Finally (and many reading this will know how warranted “finally” actually is), finally, I’ve published my story on the Carmelites.
It’s a story that began… well, I first knocked on the monastery door early last year. You can read about the conception of the feature in this post.
I’ve met with the sisters many times, and kept in touch with Sister Cushla over the phone and via email.
The Carmelites are amazing women; having chosen to relinquish the outside world, forever, and dedicate their lives to praying for us. They’re full of laughter and light and love. They radiate happiness. It was a joy to work with them.
And there was always plenty to talk about. Sister Cushla loves reading, and I’m currently part way through one of her recommendations: The Ear of the Heart (it’s very good).
When I passed my camera through the turntable to her, I eyed her suspiciously and said: “I know where you live.” She gave the DSLR a once over and replied, “Oh you don’t need to worry, I’ve taken a vow of poverty.”
She turned out to be a talented photographer:
I saw on Twitter someone comparing the story to a project done by the New York Times. They said Stuff’s interactive must have been done “with a small team on a small budget”. I’m not sure if this person realised the truth in their statement — in that the content was completed largely outside work hours by me-myself-and-I, and of course our developer Andy Ball.

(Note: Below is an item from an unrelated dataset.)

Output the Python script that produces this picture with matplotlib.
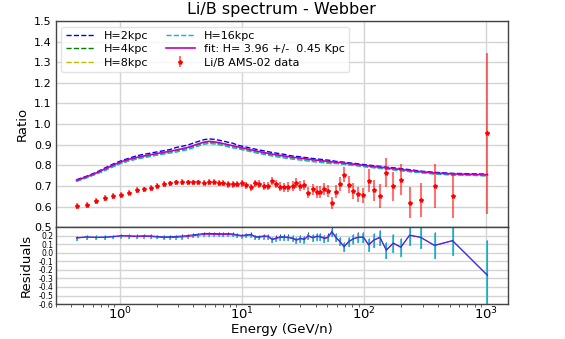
import numpy as np
import matplotlib
matplotlib.use("Agg")
import matplotlib.pyplot as plt

energy = [0.442, 0.534, 0.637, 0.754, 0.881, 1.025, 1.185, 1.370, 1.563, 1.783,
          2.018, 2.29, 2.56, 2.87, 3.21, 3.58, 3.97, 4.40, 4.86, 5.34,
          5.90, 6.45, 7.05, 7.68, 8.40, 9.17, 9.95, 10.87, 11.85, 12.88,
          13.87, 15.13, 16.32, 17.74, 19.11, 20.61, 22.22, 23.95, 25.98, 27.86,
          30.04, 32.38, 34.9, 37.8, 40.8, 43.8, 47.2, 50.5, 54.4, 58.7,
          63.3, 68.5, 74.5, 81.4, 89.5, 98.3, 108.7, 120.0, 134.4, 151.6,
          173.0, 199.5, 235, 289, 376, 528, 1020]

ratio = [0.602, 0.608, 0.626, 0.642, 0.652, 0.657, 0.668, 0.680, 0.683, 0.689,
         0.700, 0.709, 0.712, 0.717, 0.718, 0.717, 0.717, 0.717, 0.716, 0.718,
         0.718, 0.715, 0.713, 0.707, 0.707, 0.709, 0.712, 0.702, 0.693, 0.712,
         0.710, 0.698, 0.698, 0.725, 0.709, 0.696, 0.694, 0.694, 0.700, 0.715,
         0.698, 0.704, 0.668, 0.684, 0.670, 0.670, 0.686, 0.673, 0.618, 0.672,
         0.709, 0.755, 0.706, 0.676, 0.659, 0.655, 0.725, 0.678, 0.650, 0.765,
         0.698, 0.731, 0.618, 0.631, 0.699, 0.652, 0.955]

ratio_err = [0.014, 0.014, 0.014, 0.014, 0.014, 0.014, 0.014, 0.014, 0.014, 0.014,
             0.014, 0.014, 0.014, 0.014, 0.014, 0.014, 0.014, 0.014, 0.014, 0.014,
             0.015, 0.015, 0.015, 0.015, 0.015, 0.016, 0.016, 0.016, 0.017, 0.017,
             0.018, 0.019, 0.019, 0.020, 0.020, 0.021, 0.022, 0.023, 0.024, 0.025,
             0.025, 0.026, 0.026, 0.027, 0.028, 0.028, 0.029, 0.029, 0.030, 0.031,
             0.033, 0.038, 0.040, 0.039, 0.036, 0.036, 0.055, 0.053, 0.057, 0.072,
             0.070, 0.075, 0.075, 0.083, 0.105, 0.109, 0.390]

model_2kpc = [0.730, 0.747, 0.765, 0.787, 0.806, 0.822, 0.834, 0.846, 0.853, 0.859,
              0.865, 0.871, 0.876, 0.886, 0.892, 0.898, 0.907, 0.916, 0.924, 0.928,
              0.926, 0.922, 0.917, 0.912, 0.907, 0.898, 0.893, 0.888, 0.883, 0.878,
              0.874, 0.870, 0.866, 0.862, 0.859, 0.856, 0.853, 0.848, 0.845, 0.843,
              0.841, 0.838, 0.836, 0.833, 0.831, 0.829, 0.827, 0.825, 0.823, 0.819,
              0.817, 0.815, 0.812, 0.810, 0.807, 0.804, 0.801, 0.798, 0.795, 0.791,
              0.788, 0.784, 0.779, 0.772, 0.766, 0.761, 0.757]

model_4kpc = [0.724, 0.741, 0.759, 0.776, 0.795, 0.811, 0.823, 0.832, 0.839, 0.845,
              0.851, 0.857, 0.862, 0.868, 0.874, 0.880, 0.889, 0.898, 0.906, 0.910,
              0.908, 0.904, 0.899, 0.894, 0.889, 0.884, 0.879, 0.874, 0.869, 0.864,
              0.860, 0.856, 0.852, 0.848, 0.845, 0.842, 0.839, 0.836, 0.833, 0.831,
              0.829, 0.826, 0.824, 0.821, 0.819, 0.817, 0.815, 0.813, 0.811, 0.811,
              0.809, 0.807, 0.804, 0.802, 0.799, 0.796, 0.793, 0.790, 0.787, 0.783,
              0.780, 0.776, 0.771, 0.765, 0.759, 0.754, 0.750]

model_8kpc = [0.723, 0.740, 0.758, 0.775, 0.794, 0.810, 0.822, 0.831, 0.838, 0.844,
              0.850, 0.856, 0.861, 0.865, 0.871, 0.877, 0.886, 0.895, 0.903, 0.907,
              0.905, 0.901, 0.896, 0.891, 0.886, 0.882, 0.877, 0.872, 0.867, 0.862,
              0.858, 0.854, 0.850, 0.846, 0.843, 0.840, 0.837, 0.834, 0.831, 0.829,
              0.827, 0.824, 0.822, 0.819, 0.817, 0.815, 0.813, 0.811, 0.809, 0.810,
              0.808, 0.806, 0.803, 0.801, 0.798, 0.795, 0.792, 0.789, 0.786, 0.782,
              0.779, 0.775, 0.770, 0.765, 0.759, 0.754, 0.750]

model_16kpc = [0.722, 0.739, 0.757, 0.774, 0.793, 0.809, 0.821, 0.830, 0.837, 0.843,
               0.849, 0.855, 0.860, 0.864, 0.870, 0.876, 0.885, 0.894, 0.902, 0.906,
               0.904, 0.900, 0.895, 0.890, 0.885, 0.881, 0.876, 0.871, 0.866, 0.861,
               0.857, 0.853, 0.849, 0.845, 0.842, 0.839, 0.836, 0.833, 0.830, 0.828,
               0.826, 0.823, 0.821, 0.818, 0.816, 0.814, 0.812, 0.810, 0.808, 0.809,
               0.807, 0.805, 0.802, 0.800, 0.797, 0.794, 0.791, 0.788, 0.785, 0.781,
               0.778, 0.774, 0.769, 0.764, 0.758, 0.753, 0.749]

model_fit = [0.727, 0.744, 0.762, 0.782, 0.801, 0.817, 0.829, 0.838, 0.845, 0.851,
             0.857, 0.863, 0.868, 0.874, 0.880, 0.886, 0.895, 0.904, 0.912, 0.916,
             0.914, 0.910, 0.905, 0.900, 0.895, 0.890, 0.885, 0.880, 0.875, 0.870,
             0.866, 0.862, 0.858, 0.854, 0.851, 0.848, 0.845, 0.842, 0.839, 0.837,
             0.835, 0.832, 0.830, 0.827, 0.825, 0.823, 0.821, 0.819, 0.817, 0.815,
             0.813, 0.811, 0.808, 0.806, 0.803, 0.800, 0.797, 0.794, 0.791, 0.787,
             0.784, 0.780, 0.775, 0.769, 0.763, 0.758, 0.754]

model_labels = ["H=2kpc", "H=4kpc", "H=8kpc", "H=16kpc"]
model_colors = ["b", "g", "y", "c"]
fit_label = "fit: H= 3.96 +/-  0.45 Kpc"
data_label = "Li/B AMS-02 data"

E = np.array(energy)
R = np.array(ratio)
Rerr = np.array(ratio_err)
models = [np.array(model_2kpc), np.array(model_4kpc), np.array(model_8kpc), np.array(model_16kpc)]
fit = np.array(model_fit)

plt.rcParams['font.family'] = ['DejaVu Sans']
fig = plt.figure(figsize=(5.65, 3.39), dpi=100)
ax = fig.add_axes([0.099, 0.330, 0.800, 0.608])
axr = fig.add_axes([0.099, 0.103, 0.800, 0.227], sharex=ax)

grid_kw = dict(color="#d4d4d4", linewidth=1.0)
for a in (ax, axr):
    a.set_facecolor("white")
    a.grid(True, which="major", **grid_kw)
    a.set_axisbelow(True)
    for s in a.spines.values():
        s.set_color("#444444")
        s.set_linewidth(1.0)

for m, lab, c in zip(models, model_labels, model_colors):
    ax.plot(E, m, linestyle="--", color=c, linewidth=1.0, label=lab)
ax.plot(E, fit, linestyle="-", color="m", linewidth=1.2, label=fit_label)
ax.errorbar(E, R, yerr=Rerr, fmt="*", color="red", markersize=3,
            ecolor=(1, 0, 0, 0.55), elinewidth=1.5, label=data_label)

ax.set_xscale("log")
ax.set_xlim(0.30, 1500)
ax.set_ylim(0.5, 1.5)
ax.set_yticks(np.arange(0.5, 1.51, 0.1))
ax.tick_params(axis="y", labelsize=8, length=0, pad=3)
ax.tick_params(axis="x", which="both", labelbottom=False, length=0)
ax.set_ylabel("Ratio", fontsize=9.5, labelpad=4)
ax.set_title("Li/B spectrum - Webber", fontsize=11.5, pad=5)
ax.legend(ncol=2, loc="upper left", fontsize=8, frameon=True,
          framealpha=0.8, edgecolor="#dddddd", handlelength=2.6,
          columnspacing=1.6, borderpad=0.4, labelspacing=0.3)

res_err = Rerr / R
res_models = [1 - R / m for m in models]
axr.errorbar(E, res_models[0], yerr=res_err, fmt="-", color="#3333dd",
             linewidth=0.8, elinewidth=0.8)
axr.errorbar(E, res_models[3], yerr=res_err, fmt="none", ecolor="#22bbcc",
             elinewidth=1.2)
axr.plot(E, 1 - R / fit, color="m", linewidth=0.7)

axr.set_ylim(-0.6, 0.3)
axr.set_yticks(np.arange(-0.6, 0.21, 0.1))
axr.set_yticklabels(["%.1f" % v if abs(v) > 1e-9 else "0.0" for v in np.arange(-0.6, 0.21, 0.1)])
axr.tick_params(axis="y", labelsize=5.5, length=0, pad=2)
axr.tick_params(axis="x", which="major", labelsize=9.5, length=0, pad=1.5)
axr.tick_params(axis="x", which="minor", length=2, width=0.6, color="#444444")
axr.set_ylabel("Residuals", fontsize=9.5, labelpad=4)
axr.set_xlabel("Energy (GeV/n)", fontsize=9.5, labelpad=0)

fig.savefig("out.png", dpi=100)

It’s a humble project, but hopefully it gets its message across.
I insist, it’s not just a story about religion. It’s a story about happiness.
Along a main road in Christchurch, 15 minutes from the city’s centre, a block of land is enclosed by a high stone wall.
Most passersby wouldn’t know this is the Carmelite Monastery, home to 10 women — nuns — who have committed their lives to contemplative prayer and a deep relationship with God.
Shut off from the world, they pray for us.
For this story, Carmelite Sister Cushla borrowed our reporter’s camera to document scenes of the nuns’ daily life, offering the world a glimpse behind the wall.
Mother Dorothea Mary of Jesus is sorry to hear the Captain Cook Tavern has closed.
The former Otago scarfie studied social work and education, hung out at “the Cook”, and didn’t believe in God.
“In fact, I couldn’t bear Christians!” she says.
Today, she speaks from behind an iron grille, at the Carmel of Christ the King Monastery in Christchurch. She is dressed in the traditional habit of Carmel: brown and white, with a black veil. The black veil represents service until death, the lifelong promise a woman can make, usually six years after entering the Order.
This is a story of happiness. An examination of the human experience of cloistered nuns, and of the power of The Contemplative Life.
Mother Dorothea is the Christchurch Carmel prioress, the elected leader of the sisters. She has been “behind bars” since 1981, residing within the stone walls of the 2.5 hectare block which constitutes the monastery in Halswell.
Her junior, Sister Cushla of Mary Immaculate, entered in 1999, and is one of the younger sisters at the monastery.
With a beatific smile, Sister Cushla says the habits are actually quite practical. “You can hook it up and deliver cattle in these!”
She describes their daily routine; a timetable which includes more than six hours of prayer and spiritual readings, five hours of work, and about two hours of recreation. She admits it can be hard to adjust to the Carmelite lifestyle.
“If you haven’t got up at 5.30am for most of your life… then it’s not easy.”